Local area networks (LANs), such as carrier sense, ring and shared-media networks, are very common. Typically, they are found within a corporation or a university or among a number of closely located sites.
The type of LAN determines how the elements of the LAN are connected together. A typical carrier sense multiple access LAN is shown in FIG. 1. It includes a hub 10 to which are attached a plurality of stations 12, such as mainframe computers, workstations and personal computers. The hub 10 typically controls the communication between the stations 12 and includes in it a data bus along which messages are sent. Thus, if station 12a wants to send a message to station 12b, it first sends the message to hub 10 which provides the message to the data bus. In a carrier sense network, only the destination station, station 12b, can process the message.
Each type of network typically includes a number of layers of communication. For example, according to the Reference Model of Open Systems Interconnection (OSI), there are the following seven layers: physical, data link, network, transport, session, presentation and application.
As is known in the art, the physical layer is the elements which provide the physical interconnection of the stations 12 and the hub 10. It simply sends and receives digital data.
The data link layer, or medium access control (MAC) layer, removes any noisy data, retransmits poorly received data and breaks the digital data received by the physical layer into packets of data for later processing by the higher layers. The packets of data typically include physical source and destination addresses as well as the logical source (or user) and destination information and the message being sent.
The network layer determines the routing of packets of data between stations. The other, higher, layers provide direct communication between the physical source and destination as well as the logical source and destination. The headers and control information which form part of messages on the network are utilized, in the higher layers, to determine the destination station and the user, the final destination, who has an account on the destination station.
A full description of network communication can be found in the book Computer Networks by Andrew S. Tanenbaum, Prentice-Hall, Inc. Englewood Cliffs, N.J., 1981.
It is known that a network can be accessed by an unauthorized user. Networks and individual stations 12 typically reduce this problem by requiring that each user be identified by a user name and a password. The sophistication of the user name and password depend on the level of security required. However, an unauthorized user can breach the security if he can connect his computer to the network and if he knows, or can guess, the username and password of another user. This type of security is known as "end user" security.

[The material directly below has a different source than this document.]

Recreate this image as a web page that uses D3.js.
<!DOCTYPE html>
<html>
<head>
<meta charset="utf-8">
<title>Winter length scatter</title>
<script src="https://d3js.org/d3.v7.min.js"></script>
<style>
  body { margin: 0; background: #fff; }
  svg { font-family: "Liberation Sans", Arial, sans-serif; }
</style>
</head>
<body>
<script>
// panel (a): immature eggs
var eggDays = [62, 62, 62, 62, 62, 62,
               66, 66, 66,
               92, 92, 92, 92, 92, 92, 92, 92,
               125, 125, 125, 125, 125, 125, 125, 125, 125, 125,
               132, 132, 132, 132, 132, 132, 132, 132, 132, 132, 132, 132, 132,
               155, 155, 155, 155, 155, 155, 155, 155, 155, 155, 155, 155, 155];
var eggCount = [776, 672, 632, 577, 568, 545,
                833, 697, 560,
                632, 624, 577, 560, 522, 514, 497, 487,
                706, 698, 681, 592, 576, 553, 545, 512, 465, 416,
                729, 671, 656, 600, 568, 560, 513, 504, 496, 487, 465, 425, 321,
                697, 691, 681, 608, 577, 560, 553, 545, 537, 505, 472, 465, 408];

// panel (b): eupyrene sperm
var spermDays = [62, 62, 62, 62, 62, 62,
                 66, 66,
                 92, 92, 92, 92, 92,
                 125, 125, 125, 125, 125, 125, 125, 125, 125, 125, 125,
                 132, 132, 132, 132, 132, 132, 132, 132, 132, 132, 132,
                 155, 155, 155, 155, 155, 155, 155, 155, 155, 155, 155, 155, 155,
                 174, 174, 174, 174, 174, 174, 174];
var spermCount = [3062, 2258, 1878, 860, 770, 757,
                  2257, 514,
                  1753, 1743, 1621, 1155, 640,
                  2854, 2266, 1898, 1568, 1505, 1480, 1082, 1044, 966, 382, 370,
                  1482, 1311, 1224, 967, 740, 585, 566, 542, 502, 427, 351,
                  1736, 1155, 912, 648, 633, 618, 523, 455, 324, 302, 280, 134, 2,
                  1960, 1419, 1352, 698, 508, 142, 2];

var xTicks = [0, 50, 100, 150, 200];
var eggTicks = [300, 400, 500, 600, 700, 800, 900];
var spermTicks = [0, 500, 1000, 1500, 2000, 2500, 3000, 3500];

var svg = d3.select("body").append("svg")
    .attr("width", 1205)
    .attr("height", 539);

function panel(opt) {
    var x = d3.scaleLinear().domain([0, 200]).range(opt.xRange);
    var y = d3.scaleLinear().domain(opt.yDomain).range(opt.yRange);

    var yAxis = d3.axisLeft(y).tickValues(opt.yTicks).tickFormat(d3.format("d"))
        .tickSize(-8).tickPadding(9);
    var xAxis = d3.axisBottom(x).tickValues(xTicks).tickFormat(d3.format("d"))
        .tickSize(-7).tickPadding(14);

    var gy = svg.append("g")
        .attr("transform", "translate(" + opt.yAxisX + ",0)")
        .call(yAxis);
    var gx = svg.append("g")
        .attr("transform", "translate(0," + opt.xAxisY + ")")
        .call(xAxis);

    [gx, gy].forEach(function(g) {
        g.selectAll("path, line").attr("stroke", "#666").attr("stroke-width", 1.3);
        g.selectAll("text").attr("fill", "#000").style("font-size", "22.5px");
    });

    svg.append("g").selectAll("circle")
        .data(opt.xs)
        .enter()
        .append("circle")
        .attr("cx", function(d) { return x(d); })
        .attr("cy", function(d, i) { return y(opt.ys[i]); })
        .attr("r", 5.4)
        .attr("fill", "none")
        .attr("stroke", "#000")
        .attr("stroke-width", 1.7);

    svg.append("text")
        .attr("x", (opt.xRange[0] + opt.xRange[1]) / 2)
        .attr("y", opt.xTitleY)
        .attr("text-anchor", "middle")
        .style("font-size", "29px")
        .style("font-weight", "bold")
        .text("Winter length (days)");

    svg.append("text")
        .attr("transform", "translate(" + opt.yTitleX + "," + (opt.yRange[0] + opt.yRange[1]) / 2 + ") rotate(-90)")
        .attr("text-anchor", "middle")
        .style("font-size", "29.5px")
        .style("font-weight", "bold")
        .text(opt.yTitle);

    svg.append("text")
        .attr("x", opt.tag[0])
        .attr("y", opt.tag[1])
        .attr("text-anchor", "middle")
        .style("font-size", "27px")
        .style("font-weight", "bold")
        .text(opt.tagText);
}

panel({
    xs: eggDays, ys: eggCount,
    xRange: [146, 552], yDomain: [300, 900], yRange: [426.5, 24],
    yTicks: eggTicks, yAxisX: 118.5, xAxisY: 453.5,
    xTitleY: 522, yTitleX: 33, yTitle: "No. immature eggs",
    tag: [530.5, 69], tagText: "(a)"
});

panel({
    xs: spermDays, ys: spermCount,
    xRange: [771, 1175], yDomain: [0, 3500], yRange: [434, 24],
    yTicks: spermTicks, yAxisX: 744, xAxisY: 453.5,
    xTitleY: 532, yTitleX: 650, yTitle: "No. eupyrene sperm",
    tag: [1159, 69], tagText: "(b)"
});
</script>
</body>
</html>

Since data freely move about the data bus of the network, anyone who can access the data bus can process the data to read the messages. A network analyzer 14 is one apparatus which can process network data. It can be utilized to determine if any unauthorized users attempted to access the network. If an unauthorized user is found, he can be shut off from the network. However, since the analysis operation is performed after the messages are sent on the network (i.e. off-line), the unauthorized user cannot be shut down as soon as he begins to operate. Thus, the unauthorized user has a window of at least several seconds to operate.

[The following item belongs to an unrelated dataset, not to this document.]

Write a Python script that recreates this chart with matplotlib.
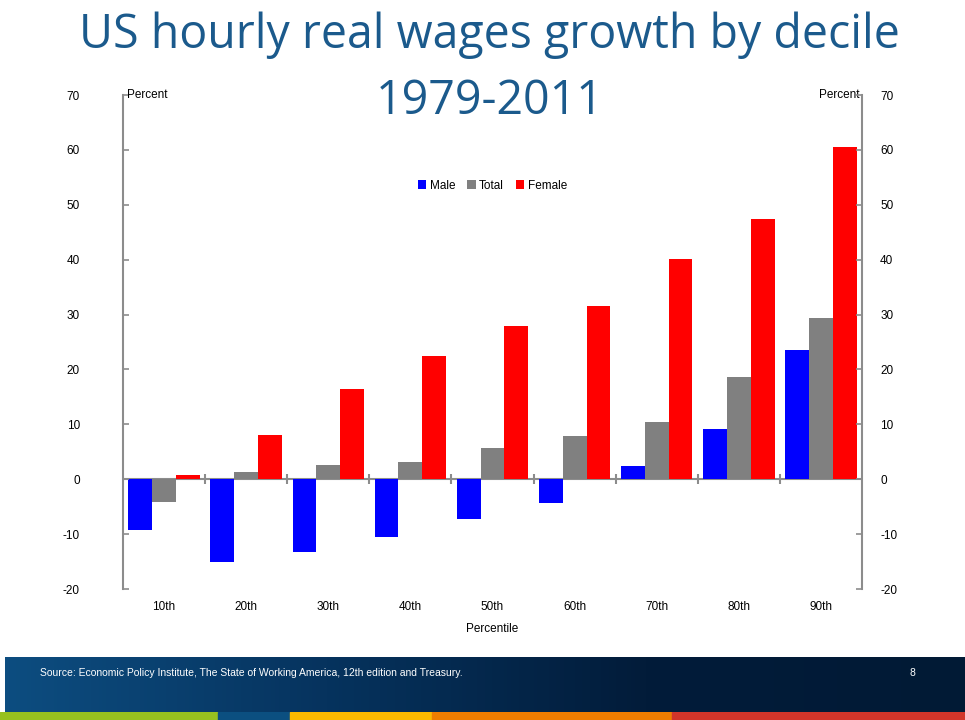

European Patent Publication 431,751-A1 describes a multiport repeater for a LAN. It operates to ensure that only designated receivers receive their messages. In effect, it ensures that the network analyzer 14 can not "eavesdrop" on the data moving about the data bus. To do this, Publication 431,751-A1 corrupts each message for all destinations except the designated destination.
Despite many attempts to tighten network security, it is still a widespread problem.